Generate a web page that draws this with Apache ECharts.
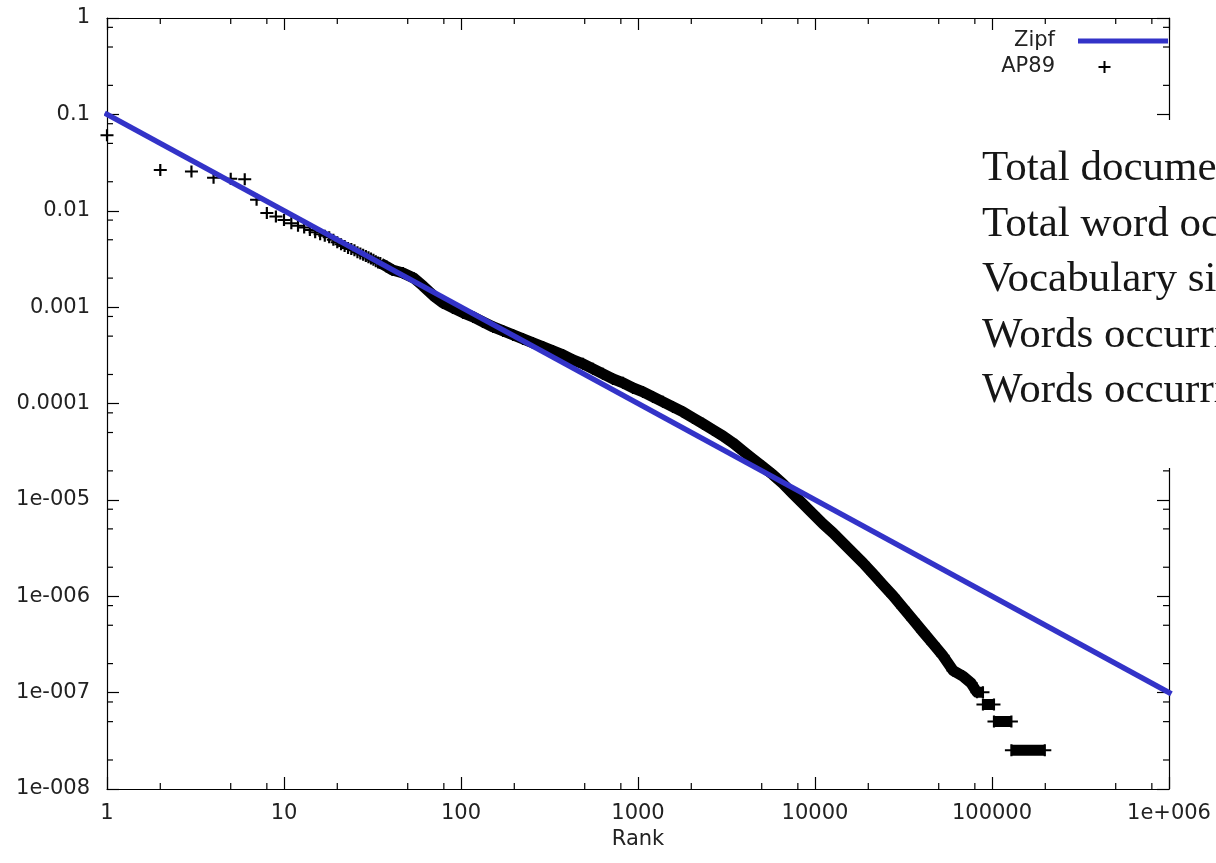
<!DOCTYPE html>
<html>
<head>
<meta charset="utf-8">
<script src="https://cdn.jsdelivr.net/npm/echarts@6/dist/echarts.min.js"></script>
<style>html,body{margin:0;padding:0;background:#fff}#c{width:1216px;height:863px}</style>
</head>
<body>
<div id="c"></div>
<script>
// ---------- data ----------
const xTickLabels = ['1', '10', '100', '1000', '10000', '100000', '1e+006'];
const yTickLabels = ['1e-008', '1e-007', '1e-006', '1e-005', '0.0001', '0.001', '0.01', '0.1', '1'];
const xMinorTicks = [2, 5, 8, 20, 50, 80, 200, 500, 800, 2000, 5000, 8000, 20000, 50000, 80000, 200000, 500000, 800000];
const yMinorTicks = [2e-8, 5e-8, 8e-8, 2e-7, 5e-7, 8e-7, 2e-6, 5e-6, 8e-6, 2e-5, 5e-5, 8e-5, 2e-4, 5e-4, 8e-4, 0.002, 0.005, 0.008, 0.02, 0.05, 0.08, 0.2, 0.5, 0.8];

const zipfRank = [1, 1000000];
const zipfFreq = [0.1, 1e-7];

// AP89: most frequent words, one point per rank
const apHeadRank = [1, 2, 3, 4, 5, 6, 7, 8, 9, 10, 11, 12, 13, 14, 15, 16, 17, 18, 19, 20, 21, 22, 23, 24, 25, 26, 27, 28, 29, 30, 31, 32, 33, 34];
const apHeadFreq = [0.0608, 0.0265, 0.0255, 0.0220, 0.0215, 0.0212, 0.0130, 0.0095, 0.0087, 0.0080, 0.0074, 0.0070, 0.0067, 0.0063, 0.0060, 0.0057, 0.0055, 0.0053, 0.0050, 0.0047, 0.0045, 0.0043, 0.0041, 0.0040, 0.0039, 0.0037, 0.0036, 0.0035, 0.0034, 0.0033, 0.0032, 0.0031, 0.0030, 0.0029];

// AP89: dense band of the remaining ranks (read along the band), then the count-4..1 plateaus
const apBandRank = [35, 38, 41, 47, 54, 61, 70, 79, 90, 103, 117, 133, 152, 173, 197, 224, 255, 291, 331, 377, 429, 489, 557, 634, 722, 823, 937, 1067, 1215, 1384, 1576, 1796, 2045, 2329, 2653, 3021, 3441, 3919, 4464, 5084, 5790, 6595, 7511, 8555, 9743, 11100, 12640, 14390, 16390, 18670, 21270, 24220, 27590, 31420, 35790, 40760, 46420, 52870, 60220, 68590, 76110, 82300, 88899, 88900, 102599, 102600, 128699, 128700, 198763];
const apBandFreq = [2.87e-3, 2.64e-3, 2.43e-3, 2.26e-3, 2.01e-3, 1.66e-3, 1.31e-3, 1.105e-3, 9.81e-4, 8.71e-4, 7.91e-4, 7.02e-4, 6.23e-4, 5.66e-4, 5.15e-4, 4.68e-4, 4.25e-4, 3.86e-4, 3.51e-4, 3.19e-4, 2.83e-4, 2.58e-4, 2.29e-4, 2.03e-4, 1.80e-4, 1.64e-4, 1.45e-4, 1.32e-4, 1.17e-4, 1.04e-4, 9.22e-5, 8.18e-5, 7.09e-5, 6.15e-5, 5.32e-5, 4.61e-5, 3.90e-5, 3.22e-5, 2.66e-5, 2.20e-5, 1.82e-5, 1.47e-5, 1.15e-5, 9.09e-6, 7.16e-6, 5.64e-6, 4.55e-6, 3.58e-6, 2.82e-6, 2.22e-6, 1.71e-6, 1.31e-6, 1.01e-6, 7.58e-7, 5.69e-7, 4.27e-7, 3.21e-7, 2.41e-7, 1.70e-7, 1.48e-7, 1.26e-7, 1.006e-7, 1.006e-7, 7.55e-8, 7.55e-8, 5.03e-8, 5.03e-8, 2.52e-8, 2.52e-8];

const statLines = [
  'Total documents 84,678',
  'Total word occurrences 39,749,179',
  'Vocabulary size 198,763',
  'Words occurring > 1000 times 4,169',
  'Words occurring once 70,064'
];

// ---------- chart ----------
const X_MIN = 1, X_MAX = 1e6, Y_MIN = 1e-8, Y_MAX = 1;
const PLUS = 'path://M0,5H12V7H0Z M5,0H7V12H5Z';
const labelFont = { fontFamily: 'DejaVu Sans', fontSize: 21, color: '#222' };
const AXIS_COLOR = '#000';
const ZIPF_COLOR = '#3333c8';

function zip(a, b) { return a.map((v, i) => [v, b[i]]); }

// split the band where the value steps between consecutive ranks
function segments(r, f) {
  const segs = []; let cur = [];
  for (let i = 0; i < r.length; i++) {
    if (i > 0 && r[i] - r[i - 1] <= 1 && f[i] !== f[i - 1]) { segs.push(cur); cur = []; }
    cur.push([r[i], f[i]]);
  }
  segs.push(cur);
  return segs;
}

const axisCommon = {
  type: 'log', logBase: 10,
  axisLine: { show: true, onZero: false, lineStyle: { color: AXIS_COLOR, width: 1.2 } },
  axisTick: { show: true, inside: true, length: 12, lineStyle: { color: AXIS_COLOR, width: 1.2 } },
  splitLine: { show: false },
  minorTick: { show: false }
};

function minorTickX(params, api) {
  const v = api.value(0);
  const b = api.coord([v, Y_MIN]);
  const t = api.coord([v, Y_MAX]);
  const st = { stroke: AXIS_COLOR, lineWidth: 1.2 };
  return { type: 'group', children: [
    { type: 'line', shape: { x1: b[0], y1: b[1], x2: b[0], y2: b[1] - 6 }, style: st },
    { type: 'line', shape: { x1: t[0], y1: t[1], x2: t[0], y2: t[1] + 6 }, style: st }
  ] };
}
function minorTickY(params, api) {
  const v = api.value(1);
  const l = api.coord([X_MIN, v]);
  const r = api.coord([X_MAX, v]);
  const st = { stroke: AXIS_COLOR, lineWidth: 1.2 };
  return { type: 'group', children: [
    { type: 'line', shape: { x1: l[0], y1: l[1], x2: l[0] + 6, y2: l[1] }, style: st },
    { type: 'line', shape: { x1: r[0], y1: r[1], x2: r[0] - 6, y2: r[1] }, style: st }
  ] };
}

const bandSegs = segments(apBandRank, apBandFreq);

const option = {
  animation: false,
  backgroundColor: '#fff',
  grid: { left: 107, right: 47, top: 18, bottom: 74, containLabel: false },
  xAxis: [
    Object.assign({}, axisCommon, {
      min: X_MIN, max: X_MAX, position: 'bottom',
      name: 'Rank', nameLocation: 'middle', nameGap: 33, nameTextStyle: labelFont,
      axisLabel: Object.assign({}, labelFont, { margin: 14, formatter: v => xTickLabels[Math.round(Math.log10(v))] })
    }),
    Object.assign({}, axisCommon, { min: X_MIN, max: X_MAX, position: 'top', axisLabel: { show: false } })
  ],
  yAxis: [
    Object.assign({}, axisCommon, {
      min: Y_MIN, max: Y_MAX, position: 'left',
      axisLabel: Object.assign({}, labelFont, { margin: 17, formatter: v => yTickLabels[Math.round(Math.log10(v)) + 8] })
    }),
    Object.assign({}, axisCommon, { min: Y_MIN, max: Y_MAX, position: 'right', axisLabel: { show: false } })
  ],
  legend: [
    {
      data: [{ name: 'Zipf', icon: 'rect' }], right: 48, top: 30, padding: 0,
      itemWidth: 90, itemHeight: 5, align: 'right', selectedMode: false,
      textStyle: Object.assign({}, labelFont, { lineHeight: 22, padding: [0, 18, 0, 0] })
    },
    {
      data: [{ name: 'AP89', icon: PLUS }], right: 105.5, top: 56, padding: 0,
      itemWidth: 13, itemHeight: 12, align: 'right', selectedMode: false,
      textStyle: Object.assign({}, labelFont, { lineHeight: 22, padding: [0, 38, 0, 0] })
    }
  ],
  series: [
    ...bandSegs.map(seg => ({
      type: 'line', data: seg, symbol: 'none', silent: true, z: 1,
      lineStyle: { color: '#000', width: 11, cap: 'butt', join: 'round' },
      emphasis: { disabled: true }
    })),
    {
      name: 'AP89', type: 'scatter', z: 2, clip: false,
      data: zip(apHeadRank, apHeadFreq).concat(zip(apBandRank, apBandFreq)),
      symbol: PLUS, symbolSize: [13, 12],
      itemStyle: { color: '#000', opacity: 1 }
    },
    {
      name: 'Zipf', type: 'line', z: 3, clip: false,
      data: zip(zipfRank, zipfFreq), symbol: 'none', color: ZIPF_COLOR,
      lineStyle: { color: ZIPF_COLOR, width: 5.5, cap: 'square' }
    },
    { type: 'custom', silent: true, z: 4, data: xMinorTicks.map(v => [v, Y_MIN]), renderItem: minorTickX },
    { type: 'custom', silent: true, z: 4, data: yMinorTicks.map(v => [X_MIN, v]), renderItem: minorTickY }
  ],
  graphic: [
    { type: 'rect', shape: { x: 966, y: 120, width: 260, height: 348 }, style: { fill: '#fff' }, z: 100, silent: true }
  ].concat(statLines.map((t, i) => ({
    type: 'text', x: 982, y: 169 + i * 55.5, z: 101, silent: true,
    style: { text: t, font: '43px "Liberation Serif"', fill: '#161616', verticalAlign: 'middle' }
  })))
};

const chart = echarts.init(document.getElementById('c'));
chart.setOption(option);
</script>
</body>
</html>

### AIM OF THE EXERCISE
Go from the first line of the data above to the line containing "const zipfFreq = [0.1, 1e-7];" and retype exactly those lines, both included, but none of the pictures.

### THE SOLUTION
Generate a web page that draws this with Apache ECharts.
<!DOCTYPE html>
<html>
<head>
<meta charset="utf-8">
<script src="https://cdn.jsdelivr.net/npm/echarts@6/dist/echarts.min.js"></script>
<style>html,body{margin:0;padding:0;background:#fff}#c{width:1216px;height:863px}</style>
</head>
<body>
<div id="c"></div>
<script>
// ---------- data ----------
const xTickLabels = ['1', '10', '100', '1000', '10000', '100000', '1e+006'];
const yTickLabels = ['1e-008', '1e-007', '1e-006', '1e-005', '0.0001', '0.001', '0.01', '0.1', '1'];
const xMinorTicks = [2, 5, 8, 20, 50, 80, 200, 500, 800, 2000, 5000, 8000, 20000, 50000, 80000, 200000, 500000, 800000];
const yMinorTicks = [2e-8, 5e-8, 8e-8, 2e-7, 5e-7, 8e-7, 2e-6, 5e-6, 8e-6, 2e-5, 5e-5, 8e-5, 2e-4, 5e-4, 8e-4, 0.002, 0.005, 0.008, 0.02, 0.05, 0.08, 0.2, 0.5, 0.8];

const zipfRank = [1, 1000000];
const zipfFreq = [0.1, 1e-7];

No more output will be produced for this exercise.